Supporting policy and best practices for effective cybersecurity in acquisition programs is another critical component that must be present. There has been significant progress in this area. The recently released PM Guidebook for Integrating the Cybersecurity Risk Management Framework (RMF) into the System Acquisition Lifecycle (https://acc.dau.mil/adl/en-US/722603/file/80119/Cybersecurity%20Guidebook%20v1_0%20with%20publication%20notice.pdf) provides clear guidance on how cybersecurity is integrated into the acquisition life cycle. The Program Manager’s Guidebook also provides two excellent examples of how the RMF is implemented across the acquisition life cycle by acquisition phase. These examples help both leaders and acquisition workforce members gain insight into application of cybersecurity principles.

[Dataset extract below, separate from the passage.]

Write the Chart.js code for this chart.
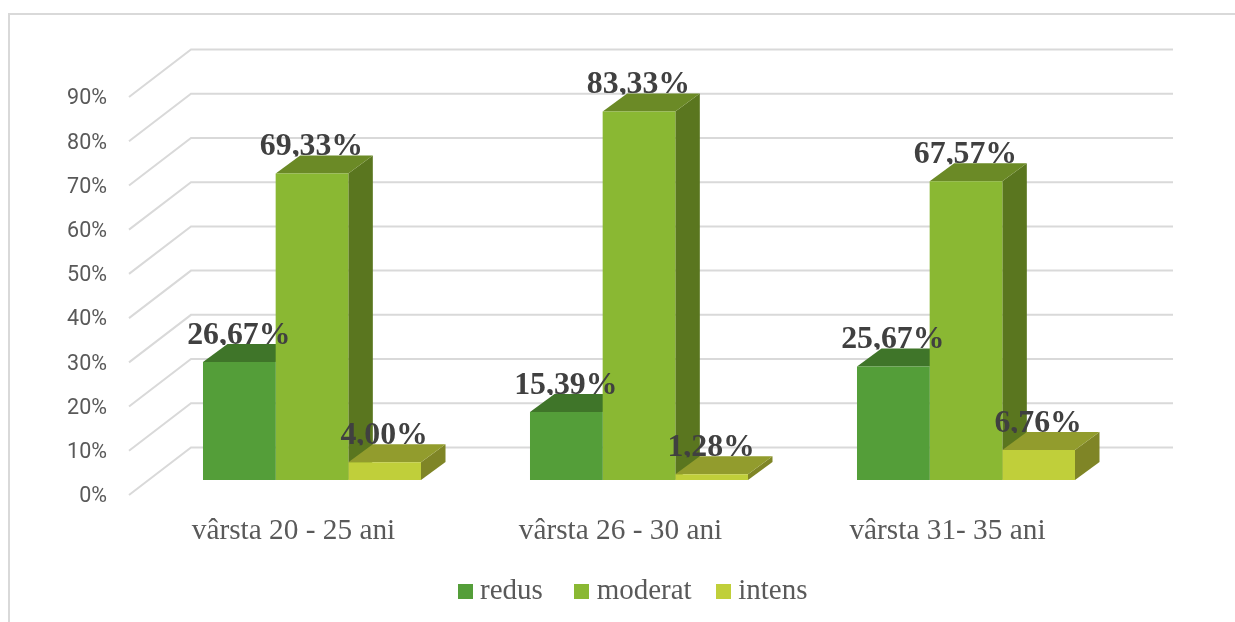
<!DOCTYPE html>
<html lang="ro">
<head>
<meta charset="utf-8">
<title>Grafic vârstă</title>
<script src="https://cdn.jsdelivr.net/npm/chart.js@4/dist/chart.umd.min.js"></script>
<style>
    html, body { margin: 0; padding: 0; background: #fff; overflow: hidden; }
    #wrap { position: relative; width: 1235px; height: 622px; }
    #frame { position: absolute; left: 8px; top: 13px; right: 0; bottom: 0; border-left: 2px solid #d9d9d9; border-top: 2px solid #d9d9d9; }
    canvas { position: absolute; left: 0; top: 0; }
</style>
</head>
<body>
<div id="wrap">
    <div id="frame"></div>
    <canvas id="chart" width="1235" height="622"></canvas>
</div>
<script>
const categories = ['vârsta 20 - 25 ani', 'vârsta 26 - 30 ani', 'vârsta 31- 35 ani'];
const seriesNames = ['redus', 'moderat', 'intens'];
const redus = [26.67, 15.39, 25.67];
const moderat = [69.33, 83.33, 67.57];
const intens = [4.00, 1.28, 6.76];
const seriesValues = [redus, moderat, intens];

const frontColors = ['#549e39', '#8ab833', '#c0cf3a'];
const topColors = ['#3f7529', '#6b8a26', '#929c2d'];
const sideColors = ['#365f22', '#5a761f', '#7f8526'];

const TEXT_COLOR = '#595959';
const SERIF = '"Liberation Serif", serif';

// Fake 3D: the value scale is the front edge of the floor, the wall sits behind it
const WALL = { dx: 62, dy: -47.5 };
const BAR_SHIFT = { dx: 18.5, dy: -15 };
const BAR_DEPTH = { dx: 24.5, dy: -18 };

function poly(ctx, color, points) {
    ctx.fillStyle = color;
    ctx.beginPath();
    points.forEach(([x, y], i) => (i ? ctx.lineTo(x, y) : ctx.moveTo(x, y)));
    ctx.closePath();
    ctx.fill();
}

const depth3d = {
    id: 'depth3d',
    afterLayout(chart) {
        // Legend is centred on the whole figure, not on the reduced plot width
        chart.legend.left += 80.5;
        chart.legend.right += 80.5;
        chart.legend.top = 545.5;
    },
    beforeDatasetsDraw(chart) {
        const { ctx, scales: { x, y } } = chart;

        // Grid lines: diagonal on the side wall, then straight along the back wall
        ctx.save();
        ctx.strokeStyle = '#d9d9d9';
        ctx.lineWidth = 2;
        y.ticks.forEach(t => {
            const py = y.getPixelForValue(t.value);
            ctx.beginPath();
            ctx.moveTo(x.left - 1, py);
            ctx.lineTo(x.left - 1 + WALL.dx, py + WALL.dy);
            ctx.lineTo(x.right + WALL.dx, py + WALL.dy);
            ctx.stroke();
        });
        ctx.restore();

        ctx.save();
        ctx.translate(BAR_SHIFT.dx, BAR_SHIFT.dy);
        seriesValues.forEach((values, s) => {
            chart.getDatasetMeta(s).data.forEach(bar => {
                const l = bar.x - bar.width / 2;
                const r = bar.x + bar.width / 2;
                const { dx, dy } = BAR_DEPTH;
                poly(ctx, sideColors[s], [[r, bar.y], [r + dx, bar.y + dy], [r + dx, bar.base + dy], [r, bar.base]]);
                poly(ctx, topColors[s], [[l, bar.y], [l + dx, bar.y + dy], [r + dx, bar.y + dy], [r, bar.y]]);
            });
        });
        // stays translated while the library paints the front faces
    },
    afterDatasetsDraw(chart) {
        const { ctx } = chart;
        ctx.restore();

        ctx.save();
        ctx.translate(BAR_SHIFT.dx, BAR_SHIFT.dy);
        ctx.font = 'bold 31.8px ' + SERIF;
        ctx.fillStyle = '#404040';
        ctx.textAlign = 'center';
        ctx.textBaseline = 'alphabetic';
        seriesValues.forEach((values, s) => {
            chart.getDatasetMeta(s).data.forEach((bar, i) => {
                const baseline = bar.y + BAR_DEPTH.dy;
                // the top face hides whatever hangs below the baseline
                ctx.save();
                ctx.beginPath();
                ctx.rect(bar.x - 80, baseline - 40, 160, 41);
                ctx.clip();
                ctx.fillText(values[i].toFixed(2).replace('.', ',') + '%', bar.x - 0.5, baseline);
                ctx.restore();
            });
        });
        ctx.restore();
    }
};

function swatch(color) {
    const c = document.createElement('canvas');
    c.width = 15;
    c.height = 15;
    const g = c.getContext('2d');
    g.fillStyle = color;
    g.fillRect(0, 0, 15, 15);
    return c;
}

new Chart(document.getElementById('chart'), {
    type: 'bar',
    data: {
        labels: categories,
        datasets: seriesNames.map((name, s) => ({
            label: name,
            data: seriesValues[s],
            backgroundColor: frontColors[s],
            borderWidth: 0,
            categoryPercentage: 0.6667,
            barPercentage: 1,
            clip: false
        }))
    },
    plugins: [depth3d],
    options: {
        responsive: false,
        animation: false,
        layout: { padding: { top: 97, right: 124, bottom: 0, left: 0 } },
        plugins: {
            tooltip: { enabled: false },
            legend: {
                position: 'bottom',
                labels: {
                    color: TEXT_COLOR,
                    font: { family: SERIF, size: 29 },
                    usePointStyle: true,
                    boxWidth: 1,
                    padding: 31,
                    generateLabels: () => seriesNames.map((name, s) => ({
                        // the first legend entry has a wider gap after it in the original
                        text: s === 0 ? name + ' ' : name,
                        fontColor: TEXT_COLOR,
                        fillStyle: frontColors[s],
                        strokeStyle: frontColors[s],
                        lineWidth: 0,
                        pointStyle: swatch(frontColors[s]),
                        hidden: false,
                        datasetIndex: s
                    }))
                }
            }
        },
        scales: {
            x: {
                grid: { display: false, drawTicks: false },
                border: { display: false },
                ticks: { color: TEXT_COLOR, font: { family: SERIF, size: 29.3 }, padding: 19, maxRotation: 0 },
                afterFit(scale) { scale.height = 127 - scale.chart.legend.height; }
            },
            y: {
                min: 0,
                max: 90,
                grid: { display: false, drawTicks: false },
                border: { display: false },
                ticks: {
                    stepSize: 10,
                    color: TEXT_COLOR,
                    font: { family: 'Roboto, sans-serif', size: 21.5 },
                    padding: 23,
                    labelOffset: 2,
                    callback: v => v + '%'
                },
                afterFit(scale) { scale.width = 130; }
            }
        }
    }
});
</script>
</body>
</html>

A key capability for effective integration of cybersecurity into our acquisition programs is through robust T&E in support of the system engineering effort. The recently released Cybersecurity Test and Evaluation Guidebook dated July 1, 2015 (http://www.dote.osd.mil/docs/TempGuide3/Cybersecurity_TE_Guidebook_July1_2015_v1_0.pdf) provides clear guidelines and best practices to support ongoing and future cybersecurity T&E. This guidebook is divided into two key components. The first component provides essential information for T&E personnel on how to effectively support the RMF. The remaining component describes and addresses the implementation of cybersecurity T&E across the acquisition life cycle. Combining the T&E-related guidance provided by the cybersecurity T&E with the overarching focus of the Program Manager’s Guidebook for Integrating the Risk Management Framework provides both leaders and acquisition workforce member’s critical insight into how cybersecurity should be integrated into the DoD acquisition life cycle.
Who in the acquisition workforce needs to be involved in addressing the cyber threat? The short answer is: Just about everyone! Cybersecurity continues to remain a team sport. The threat is growing, dynamic and evolving. It is a difficult problem. Acquisition workforce members need to be both aware and proactive from a cybersecurity perspective. If this occurs, the DoD can win this fight. If everyone takes the attitude that it’s someone else’s issue, the DoD will remain at risk. In the past, the focus of cybersecurity (formerly called information assurance) was security of the network and was primarily a concern for Information Technology career field personnel. This is clearly no longer the case. Cybersecurity is now a concern for all career fields and applies to all DoD systems that process DoD information.
To be successful in this effort, the DoD needs the energy, critical thinking and focus of the entire acquisition community, user community and our industry partners right now. This will take time to get right, but it can and must be done. In the end, it will come down to hard work, motivated acquisition professionals in all career fields treating cybersecurity as a design consideration, and informed leaders who make cybersecurity of DoD acquisition programs a priority.
Mills and Monks are professors of Program Management at the Defense Acquisition University’s South Region in Huntsville, Alabama, where Mills also is the Region’s Cyber Lead.